§ Task directions: Write out the material exactly, without any of its pictures.

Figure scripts
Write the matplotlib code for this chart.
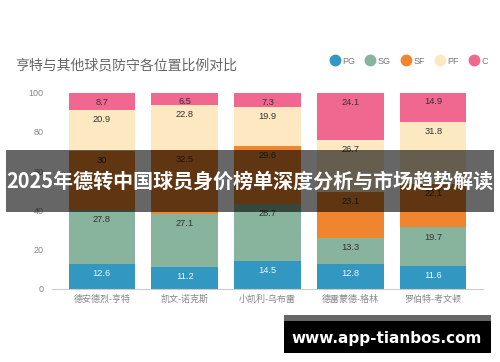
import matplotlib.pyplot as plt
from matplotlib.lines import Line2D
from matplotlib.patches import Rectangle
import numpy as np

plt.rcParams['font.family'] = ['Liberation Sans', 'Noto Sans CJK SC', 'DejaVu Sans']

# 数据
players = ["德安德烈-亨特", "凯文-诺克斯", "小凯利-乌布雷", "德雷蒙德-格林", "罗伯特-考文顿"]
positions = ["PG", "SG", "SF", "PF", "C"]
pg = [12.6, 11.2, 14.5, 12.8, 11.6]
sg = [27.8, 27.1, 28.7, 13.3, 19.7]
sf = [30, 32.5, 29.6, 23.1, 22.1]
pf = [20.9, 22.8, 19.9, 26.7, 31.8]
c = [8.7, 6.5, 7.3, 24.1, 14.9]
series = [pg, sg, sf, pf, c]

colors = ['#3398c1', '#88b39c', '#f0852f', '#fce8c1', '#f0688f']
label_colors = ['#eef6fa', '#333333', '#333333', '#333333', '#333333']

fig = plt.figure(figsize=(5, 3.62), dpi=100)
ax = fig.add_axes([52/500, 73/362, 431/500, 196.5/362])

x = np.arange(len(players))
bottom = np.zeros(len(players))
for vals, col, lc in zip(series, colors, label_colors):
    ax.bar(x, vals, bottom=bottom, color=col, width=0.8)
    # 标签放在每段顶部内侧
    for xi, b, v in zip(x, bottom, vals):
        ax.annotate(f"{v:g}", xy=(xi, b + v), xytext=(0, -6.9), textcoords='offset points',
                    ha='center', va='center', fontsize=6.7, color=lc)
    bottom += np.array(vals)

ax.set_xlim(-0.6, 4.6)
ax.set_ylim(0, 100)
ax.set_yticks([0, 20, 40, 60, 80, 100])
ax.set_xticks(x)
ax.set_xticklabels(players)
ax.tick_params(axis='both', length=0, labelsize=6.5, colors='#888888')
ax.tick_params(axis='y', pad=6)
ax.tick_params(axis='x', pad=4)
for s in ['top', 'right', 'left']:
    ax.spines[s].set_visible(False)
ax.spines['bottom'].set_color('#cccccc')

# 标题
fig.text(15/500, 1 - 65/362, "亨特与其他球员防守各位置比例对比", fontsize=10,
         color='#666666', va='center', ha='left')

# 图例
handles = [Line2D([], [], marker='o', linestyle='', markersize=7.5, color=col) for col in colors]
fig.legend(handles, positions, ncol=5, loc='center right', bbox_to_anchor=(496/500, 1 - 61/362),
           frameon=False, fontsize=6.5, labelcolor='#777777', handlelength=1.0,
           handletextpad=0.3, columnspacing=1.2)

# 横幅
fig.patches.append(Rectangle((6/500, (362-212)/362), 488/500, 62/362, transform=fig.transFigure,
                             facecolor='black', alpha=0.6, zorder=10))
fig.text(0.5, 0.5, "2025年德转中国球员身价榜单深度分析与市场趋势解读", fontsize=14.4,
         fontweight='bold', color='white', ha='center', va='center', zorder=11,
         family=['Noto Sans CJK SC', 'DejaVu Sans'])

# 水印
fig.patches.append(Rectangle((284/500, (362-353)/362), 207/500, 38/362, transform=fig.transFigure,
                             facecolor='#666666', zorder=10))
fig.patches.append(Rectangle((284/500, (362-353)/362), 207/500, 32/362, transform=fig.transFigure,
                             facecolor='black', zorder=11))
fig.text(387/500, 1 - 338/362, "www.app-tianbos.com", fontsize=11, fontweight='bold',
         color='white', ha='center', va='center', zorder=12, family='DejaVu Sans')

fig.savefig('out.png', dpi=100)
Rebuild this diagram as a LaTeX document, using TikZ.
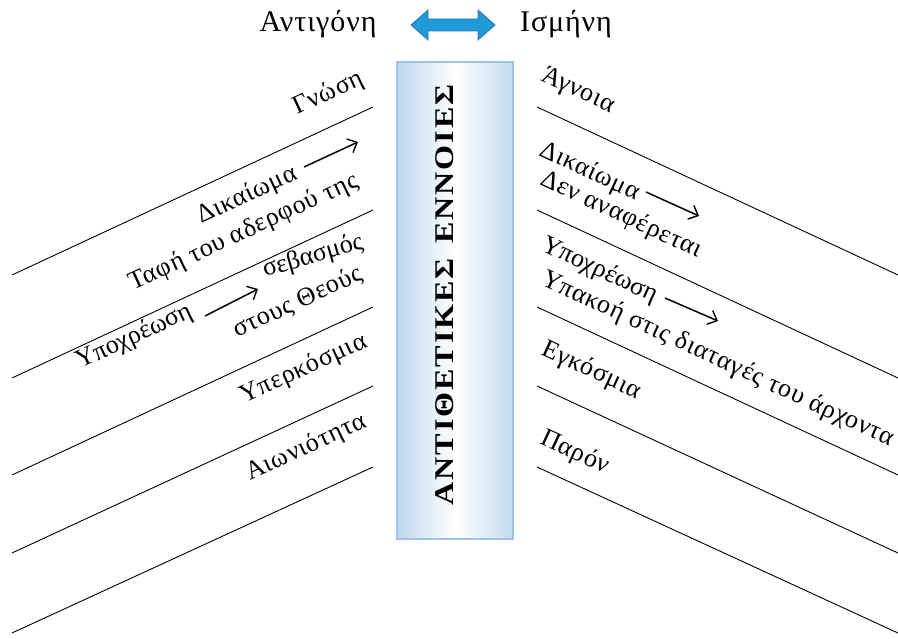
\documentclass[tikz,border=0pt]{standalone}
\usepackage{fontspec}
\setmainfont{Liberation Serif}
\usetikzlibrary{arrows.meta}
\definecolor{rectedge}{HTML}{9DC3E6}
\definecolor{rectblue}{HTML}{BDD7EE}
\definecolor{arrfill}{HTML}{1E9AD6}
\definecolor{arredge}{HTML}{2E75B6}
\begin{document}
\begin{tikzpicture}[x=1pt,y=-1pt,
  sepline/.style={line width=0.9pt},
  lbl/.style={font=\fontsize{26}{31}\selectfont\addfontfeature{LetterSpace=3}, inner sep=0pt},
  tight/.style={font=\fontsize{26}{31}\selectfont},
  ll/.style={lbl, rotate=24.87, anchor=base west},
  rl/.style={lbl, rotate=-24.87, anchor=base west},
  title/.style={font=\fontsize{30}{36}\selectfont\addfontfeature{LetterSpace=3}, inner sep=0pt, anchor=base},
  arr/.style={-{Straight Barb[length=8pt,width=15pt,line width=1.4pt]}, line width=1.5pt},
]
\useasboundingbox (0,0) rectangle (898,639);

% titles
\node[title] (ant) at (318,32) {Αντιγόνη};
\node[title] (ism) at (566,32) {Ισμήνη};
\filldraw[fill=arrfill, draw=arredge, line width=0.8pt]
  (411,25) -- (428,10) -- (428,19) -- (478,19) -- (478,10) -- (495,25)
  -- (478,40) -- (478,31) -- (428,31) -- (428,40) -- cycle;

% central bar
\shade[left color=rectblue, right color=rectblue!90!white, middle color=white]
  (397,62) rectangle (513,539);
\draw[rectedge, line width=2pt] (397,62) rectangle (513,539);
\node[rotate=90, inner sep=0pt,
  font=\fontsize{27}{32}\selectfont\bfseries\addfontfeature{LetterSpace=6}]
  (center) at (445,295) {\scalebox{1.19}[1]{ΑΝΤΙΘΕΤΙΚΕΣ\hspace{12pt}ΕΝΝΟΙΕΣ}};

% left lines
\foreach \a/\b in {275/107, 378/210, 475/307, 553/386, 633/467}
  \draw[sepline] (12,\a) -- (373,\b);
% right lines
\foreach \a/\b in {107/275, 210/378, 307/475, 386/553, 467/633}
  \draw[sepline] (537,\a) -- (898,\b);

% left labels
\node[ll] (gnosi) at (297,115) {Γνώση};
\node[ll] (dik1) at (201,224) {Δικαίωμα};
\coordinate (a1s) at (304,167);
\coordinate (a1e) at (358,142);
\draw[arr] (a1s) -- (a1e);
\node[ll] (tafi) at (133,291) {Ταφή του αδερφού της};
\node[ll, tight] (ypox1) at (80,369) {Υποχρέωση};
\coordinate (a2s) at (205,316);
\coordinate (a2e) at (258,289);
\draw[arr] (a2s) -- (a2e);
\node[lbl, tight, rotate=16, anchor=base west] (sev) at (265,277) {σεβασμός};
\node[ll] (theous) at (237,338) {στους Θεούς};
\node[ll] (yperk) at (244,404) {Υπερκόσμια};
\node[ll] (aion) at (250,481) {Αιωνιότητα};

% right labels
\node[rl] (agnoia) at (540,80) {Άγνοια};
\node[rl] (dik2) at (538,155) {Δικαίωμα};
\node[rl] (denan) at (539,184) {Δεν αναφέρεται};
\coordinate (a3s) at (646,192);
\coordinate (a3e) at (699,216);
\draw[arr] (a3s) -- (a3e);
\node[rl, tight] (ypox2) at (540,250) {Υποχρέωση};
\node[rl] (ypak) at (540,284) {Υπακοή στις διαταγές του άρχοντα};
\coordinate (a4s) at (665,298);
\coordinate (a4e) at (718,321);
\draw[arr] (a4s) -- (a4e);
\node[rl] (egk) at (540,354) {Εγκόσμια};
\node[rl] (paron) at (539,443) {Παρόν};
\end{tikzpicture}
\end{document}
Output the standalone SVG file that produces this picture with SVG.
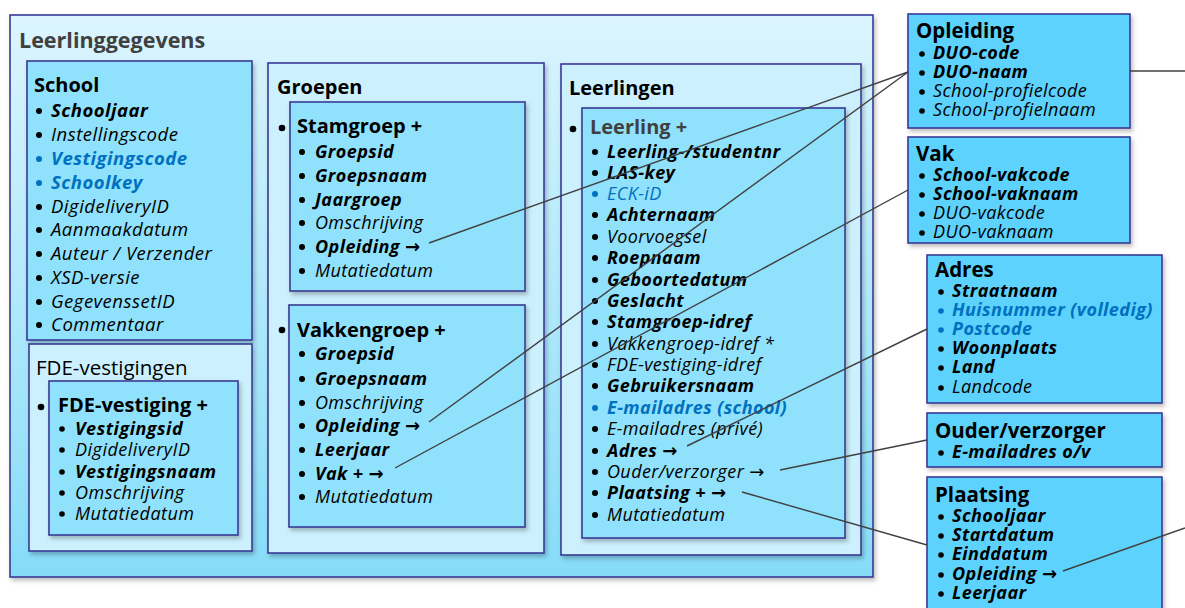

§ Answer for this exercise:
Write the matplotlib code for this chart.
import matplotlib.pyplot as plt
from matplotlib.lines import Line2D
from matplotlib.patches import Rectangle
import numpy as np

plt.rcParams['font.family'] = ['Liberation Sans', 'Noto Sans CJK SC', 'DejaVu Sans']

# 数据
players = ["德安德烈-亨特", "凯文-诺克斯", "小凯利-乌布雷", "德雷蒙德-格林", "罗伯特-考文顿"]
positions = ["PG", "SG", "SF", "PF", "C"]
pg = [12.6, 11.2, 14.5, 12.8, 11.6]
sg = [27.8, 27.1, 28.7, 13.3, 19.7]
sf = [30, 32.5, 29.6, 23.1, 22.1]
pf = [20.9, 22.8, 19.9, 26.7, 31.8]
c = [8.7, 6.5, 7.3, 24.1, 14.9]
series = [pg, sg, sf, pf, c]

colors = ['#3398c1', '#88b39c', '#f0852f', '#fce8c1', '#f0688f']
label_colors = ['#eef6fa', '#333333', '#333333', '#333333', '#333333']

fig = plt.figure(figsize=(5, 3.62), dpi=100)
ax = fig.add_axes([52/500, 73/362, 431/500, 196.5/362])

x = np.arange(len(players))
bottom = np.zeros(len(players))
for vals, col, lc in zip(series, colors, label_colors):
    ax.bar(x, vals, bottom=bottom, color=col, width=0.8)
    # 标签放在每段顶部内侧
    for xi, b, v in zip(x, bottom, vals):
        ax.annotate(f"{v:g}", xy=(xi, b + v), xytext=(0, -6.9), textcoords='offset points',
                    ha='center', va='center', fontsize=6.7, color=lc)
    bottom += np.array(vals)

ax.set_xlim(-0.6, 4.6)
ax.set_ylim(0, 100)
ax.set_yticks([0, 20, 40, 60, 80, 100])
ax.set_xticks(x)
ax.set_xticklabels(players)
ax.tick_params(axis='both', length=0, labelsize=6.5, colors='#888888')
ax.tick_params(axis='y', pad=6)
ax.tick_params(axis='x', pad=4)
for s in ['top', 'right', 'left']:
    ax.spines[s].set_visible(False)
ax.spines['bottom'].set_color('#cccccc')

# 标题
fig.text(15/500, 1 - 65/362, "亨特与其他球员防守各位置比例对比", fontsize=10,
         color='#666666', va='center', ha='left')

# 图例
handles = [Line2D([], [], marker='o', linestyle='', markersize=7.5, color=col) for col in colors]
fig.legend(handles, positions, ncol=5, loc='center right', bbox_to_anchor=(496/500, 1 - 61/362),
           frameon=False, fontsize=6.5, labelcolor='#777777', handlelength=1.0,
           handletextpad=0.3, columnspacing=1.2)

# 横幅
fig.patches.append(Rectangle((6/500, (362-212)/362), 488/500, 62/362, transform=fig.transFigure,
                             facecolor='black', alpha=0.6, zorder=10))
fig.text(0.5, 0.5, "2025年德转中国球员身价榜单深度分析与市场趋势解读", fontsize=14.4,
         fontweight='bold', color='white', ha='center', va='center', zorder=11,
         family=['Noto Sans CJK SC', 'DejaVu Sans'])

# 水印
fig.patches.append(Rectangle((284/500, (362-353)/362), 207/500, 38/362, transform=fig.transFigure,
                             facecolor='#666666', zorder=10))
fig.patches.append(Rectangle((284/500, (362-353)/362), 207/500, 32/362, transform=fig.transFigure,
                             facecolor='black', zorder=11))
fig.text(387/500, 1 - 338/362, "www.app-tianbos.com", fontsize=11, fontweight='bold',
         color='white', ha='center', va='center', zorder=12, family='DejaVu Sans')

fig.savefig('out.png', dpi=100)
Rebuild this diagram as a LaTeX document, using TikZ.
\documentclass[tikz,border=0pt]{standalone}
\usepackage{fontspec}
\setmainfont{Liberation Serif}
\usetikzlibrary{arrows.meta}
\definecolor{rectedge}{HTML}{9DC3E6}
\definecolor{rectblue}{HTML}{BDD7EE}
\definecolor{arrfill}{HTML}{1E9AD6}
\definecolor{arredge}{HTML}{2E75B6}
\begin{document}
\begin{tikzpicture}[x=1pt,y=-1pt,
  sepline/.style={line width=0.9pt},
  lbl/.style={font=\fontsize{26}{31}\selectfont\addfontfeature{LetterSpace=3}, inner sep=0pt},
  tight/.style={font=\fontsize{26}{31}\selectfont},
  ll/.style={lbl, rotate=24.87, anchor=base west},
  rl/.style={lbl, rotate=-24.87, anchor=base west},
  title/.style={font=\fontsize{30}{36}\selectfont\addfontfeature{LetterSpace=3}, inner sep=0pt, anchor=base},
  arr/.style={-{Straight Barb[length=8pt,width=15pt,line width=1.4pt]}, line width=1.5pt},
]
\useasboundingbox (0,0) rectangle (898,639);

% titles
\node[title] (ant) at (318,32) {Αντιγόνη};
\node[title] (ism) at (566,32) {Ισμήνη};
\filldraw[fill=arrfill, draw=arredge, line width=0.8pt]
  (411,25) -- (428,10) -- (428,19) -- (478,19) -- (478,10) -- (495,25)
  -- (478,40) -- (478,31) -- (428,31) -- (428,40) -- cycle;

% central bar
\shade[left color=rectblue, right color=rectblue!90!white, middle color=white]
  (397,62) rectangle (513,539);
\draw[rectedge, line width=2pt] (397,62) rectangle (513,539);
\node[rotate=90, inner sep=0pt,
  font=\fontsize{27}{32}\selectfont\bfseries\addfontfeature{LetterSpace=6}]
  (center) at (445,295) {\scalebox{1.19}[1]{ΑΝΤΙΘΕΤΙΚΕΣ\hspace{12pt}ΕΝΝΟΙΕΣ}};

% left lines
\foreach \a/\b in {275/107, 378/210, 475/307, 553/386, 633/467}
  \draw[sepline] (12,\a) -- (373,\b);
% right lines
\foreach \a/\b in {107/275, 210/378, 307/475, 386/553, 467/633}
  \draw[sepline] (537,\a) -- (898,\b);

% left labels
\node[ll] (gnosi) at (297,115) {Γνώση};
\node[ll] (dik1) at (201,224) {Δικαίωμα};
\coordinate (a1s) at (304,167);
\coordinate (a1e) at (358,142);
\draw[arr] (a1s) -- (a1e);
\node[ll] (tafi) at (133,291) {Ταφή του αδερφού της};
\node[ll, tight] (ypox1) at (80,369) {Υποχρέωση};
\coordinate (a2s) at (205,316);
\coordinate (a2e) at (258,289);
\draw[arr] (a2s) -- (a2e);
\node[lbl, tight, rotate=16, anchor=base west] (sev) at (265,277) {σεβασμός};
\node[ll] (theous) at (237,338) {στους Θεούς};
\node[ll] (yperk) at (244,404) {Υπερκόσμια};
\node[ll] (aion) at (250,481) {Αιωνιότητα};

% right labels
\node[rl] (agnoia) at (540,80) {Άγνοια};
\node[rl] (dik2) at (538,155) {Δικαίωμα};
\node[rl] (denan) at (539,184) {Δεν αναφέρεται};
\coordinate (a3s) at (646,192);
\coordinate (a3e) at (699,216);
\draw[arr] (a3s) -- (a3e);
\node[rl, tight] (ypox2) at (540,250) {Υποχρέωση};
\node[rl] (ypak) at (540,284) {Υπακοή στις διαταγές του άρχοντα};
\coordinate (a4s) at (665,298);
\coordinate (a4e) at (718,321);
\draw[arr] (a4s) -- (a4e);
\node[rl] (egk) at (540,354) {Εγκόσμια};
\node[rl] (paron) at (539,443) {Παρόν};
\end{tikzpicture}
\end{document}
Output the standalone SVG file that produces this picture with SVG.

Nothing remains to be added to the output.